Supplied data:
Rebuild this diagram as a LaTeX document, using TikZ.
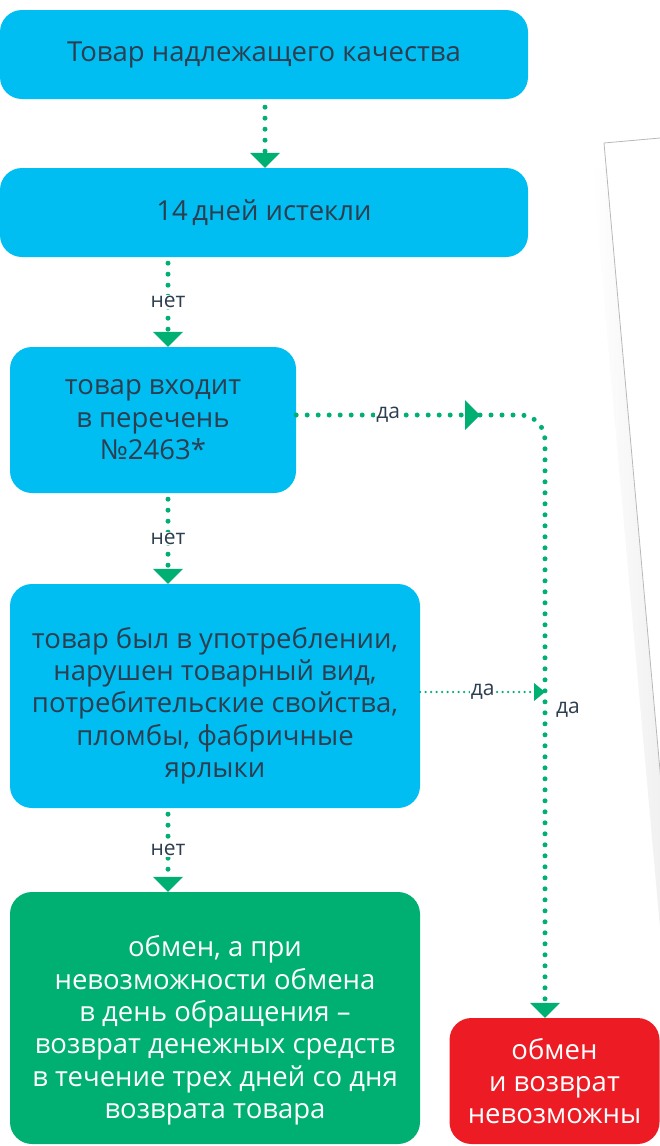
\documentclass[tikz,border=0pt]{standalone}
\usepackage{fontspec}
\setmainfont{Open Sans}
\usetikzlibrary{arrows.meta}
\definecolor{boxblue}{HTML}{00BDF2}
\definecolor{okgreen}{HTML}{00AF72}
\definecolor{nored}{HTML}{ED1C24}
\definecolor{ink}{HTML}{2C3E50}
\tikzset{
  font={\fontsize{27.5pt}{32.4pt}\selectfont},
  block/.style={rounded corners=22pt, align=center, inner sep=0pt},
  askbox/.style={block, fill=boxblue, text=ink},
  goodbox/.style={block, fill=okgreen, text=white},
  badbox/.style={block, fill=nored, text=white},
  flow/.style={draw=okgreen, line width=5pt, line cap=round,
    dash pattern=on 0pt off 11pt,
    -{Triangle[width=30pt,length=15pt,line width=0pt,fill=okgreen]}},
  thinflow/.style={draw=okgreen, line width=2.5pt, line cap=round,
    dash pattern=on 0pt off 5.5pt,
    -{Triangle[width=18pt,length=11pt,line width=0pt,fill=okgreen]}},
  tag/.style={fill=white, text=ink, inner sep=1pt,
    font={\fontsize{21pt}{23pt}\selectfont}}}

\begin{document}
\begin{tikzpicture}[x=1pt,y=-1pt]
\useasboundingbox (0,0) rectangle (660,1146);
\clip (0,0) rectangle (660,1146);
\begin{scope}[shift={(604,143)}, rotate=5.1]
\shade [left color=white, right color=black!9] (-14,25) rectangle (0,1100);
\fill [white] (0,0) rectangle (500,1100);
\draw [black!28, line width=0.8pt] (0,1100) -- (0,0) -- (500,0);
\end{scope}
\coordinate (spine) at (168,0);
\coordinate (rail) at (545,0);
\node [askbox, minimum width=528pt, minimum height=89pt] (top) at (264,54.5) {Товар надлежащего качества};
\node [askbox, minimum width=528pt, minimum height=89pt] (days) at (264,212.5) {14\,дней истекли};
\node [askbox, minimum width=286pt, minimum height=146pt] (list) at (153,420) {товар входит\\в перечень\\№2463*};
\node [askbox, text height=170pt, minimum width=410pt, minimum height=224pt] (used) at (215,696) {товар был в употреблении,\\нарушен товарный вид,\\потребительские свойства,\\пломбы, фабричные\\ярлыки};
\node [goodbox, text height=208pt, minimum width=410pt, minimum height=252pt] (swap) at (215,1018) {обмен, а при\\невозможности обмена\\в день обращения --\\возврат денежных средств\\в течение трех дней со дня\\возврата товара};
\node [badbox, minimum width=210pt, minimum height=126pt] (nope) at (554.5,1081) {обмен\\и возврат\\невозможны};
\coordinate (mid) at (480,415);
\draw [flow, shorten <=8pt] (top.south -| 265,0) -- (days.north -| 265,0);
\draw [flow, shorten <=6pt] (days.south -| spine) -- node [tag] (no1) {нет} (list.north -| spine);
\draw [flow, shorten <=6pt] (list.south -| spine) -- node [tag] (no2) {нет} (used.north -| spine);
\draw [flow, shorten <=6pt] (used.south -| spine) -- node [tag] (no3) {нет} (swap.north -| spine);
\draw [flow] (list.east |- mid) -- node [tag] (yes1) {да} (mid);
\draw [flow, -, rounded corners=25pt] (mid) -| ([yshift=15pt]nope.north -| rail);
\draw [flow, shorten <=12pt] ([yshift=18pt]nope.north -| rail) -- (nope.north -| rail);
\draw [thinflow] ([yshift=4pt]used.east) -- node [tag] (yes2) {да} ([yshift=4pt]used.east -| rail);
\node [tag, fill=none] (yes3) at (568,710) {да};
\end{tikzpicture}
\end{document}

Task brief: Give the data again exactly as written, with all pictures left out.

Final result:
Rebuild this diagram as a LaTeX document, using TikZ.
\documentclass[tikz,border=0pt]{standalone}
\usepackage{fontspec}
\setmainfont{Open Sans}
\usetikzlibrary{arrows.meta}
\definecolor{boxblue}{HTML}{00BDF2}
\definecolor{okgreen}{HTML}{00AF72}
\definecolor{nored}{HTML}{ED1C24}
\definecolor{ink}{HTML}{2C3E50}
\tikzset{
  font={\fontsize{27.5pt}{32.4pt}\selectfont},
  block/.style={rounded corners=22pt, align=center, inner sep=0pt},
  askbox/.style={block, fill=boxblue, text=ink},
  goodbox/.style={block, fill=okgreen, text=white},
  badbox/.style={block, fill=nored, text=white},
  flow/.style={draw=okgreen, line width=5pt, line cap=round,
    dash pattern=on 0pt off 11pt,
    -{Triangle[width=30pt,length=15pt,line width=0pt,fill=okgreen]}},
  thinflow/.style={draw=okgreen, line width=2.5pt, line cap=round,
    dash pattern=on 0pt off 5.5pt,
    -{Triangle[width=18pt,length=11pt,line width=0pt,fill=okgreen]}},
  tag/.style={fill=white, text=ink, inner sep=1pt,
    font={\fontsize{21pt}{23pt}\selectfont}}}

\begin{document}
\begin{tikzpicture}[x=1pt,y=-1pt]
\useasboundingbox (0,0) rectangle (660,1146);
\clip (0,0) rectangle (660,1146);
\begin{scope}[shift={(604,143)}, rotate=5.1]
\shade [left color=white, right color=black!9] (-14,25) rectangle (0,1100);
\fill [white] (0,0) rectangle (500,1100);
\draw [black!28, line width=0.8pt] (0,1100) -- (0,0) -- (500,0);
\end{scope}
\coordinate (spine) at (168,0);
\coordinate (rail) at (545,0);
\node [askbox, minimum width=528pt, minimum height=89pt] (top) at (264,54.5) {Товар надлежащего качества};
\node [askbox, minimum width=528pt, minimum height=89pt] (days) at (264,212.5) {14\,дней истекли};
\node [askbox, minimum width=286pt, minimum height=146pt] (list) at (153,420) {товар входит\\в перечень\\№2463*};
\node [askbox, text height=170pt, minimum width=410pt, minimum height=224pt] (used) at (215,696) {товар был в употреблении,\\нарушен товарный вид,\\потребительские свойства,\\пломбы, фабричные\\ярлыки};
\node [goodbox, text height=208pt, minimum width=410pt, minimum height=252pt] (swap) at (215,1018) {обмен, а при\\невозможности обмена\\в день обращения --\\возврат денежных средств\\в течение трех дней со дня\\возврата товара};
\node [badbox, minimum width=210pt, minimum height=126pt] (nope) at (554.5,1081) {обмен\\и возврат\\невозможны};
\coordinate (mid) at (480,415);
\draw [flow, shorten <=8pt] (top.south -| 265,0) -- (days.north -| 265,0);
\draw [flow, shorten <=6pt] (days.south -| spine) -- node [tag] (no1) {нет} (list.north -| spine);
\draw [flow, shorten <=6pt] (list.south -| spine) -- node [tag] (no2) {нет} (used.north -| spine);
\draw [flow, shorten <=6pt] (used.south -| spine) -- node [tag] (no3) {нет} (swap.north -| spine);
\draw [flow] (list.east |- mid) -- node [tag] (yes1) {да} (mid);
\draw [flow, -, rounded corners=25pt] (mid) -| ([yshift=15pt]nope.north -| rail);
\draw [flow, shorten <=12pt] ([yshift=18pt]nope.north -| rail) -- (nope.north -| rail);
\draw [thinflow] ([yshift=4pt]used.east) -- node [tag] (yes2) {да} ([yshift=4pt]used.east -| rail);
\node [tag, fill=none] (yes3) at (568,710) {да};
\end{tikzpicture}
\end{document}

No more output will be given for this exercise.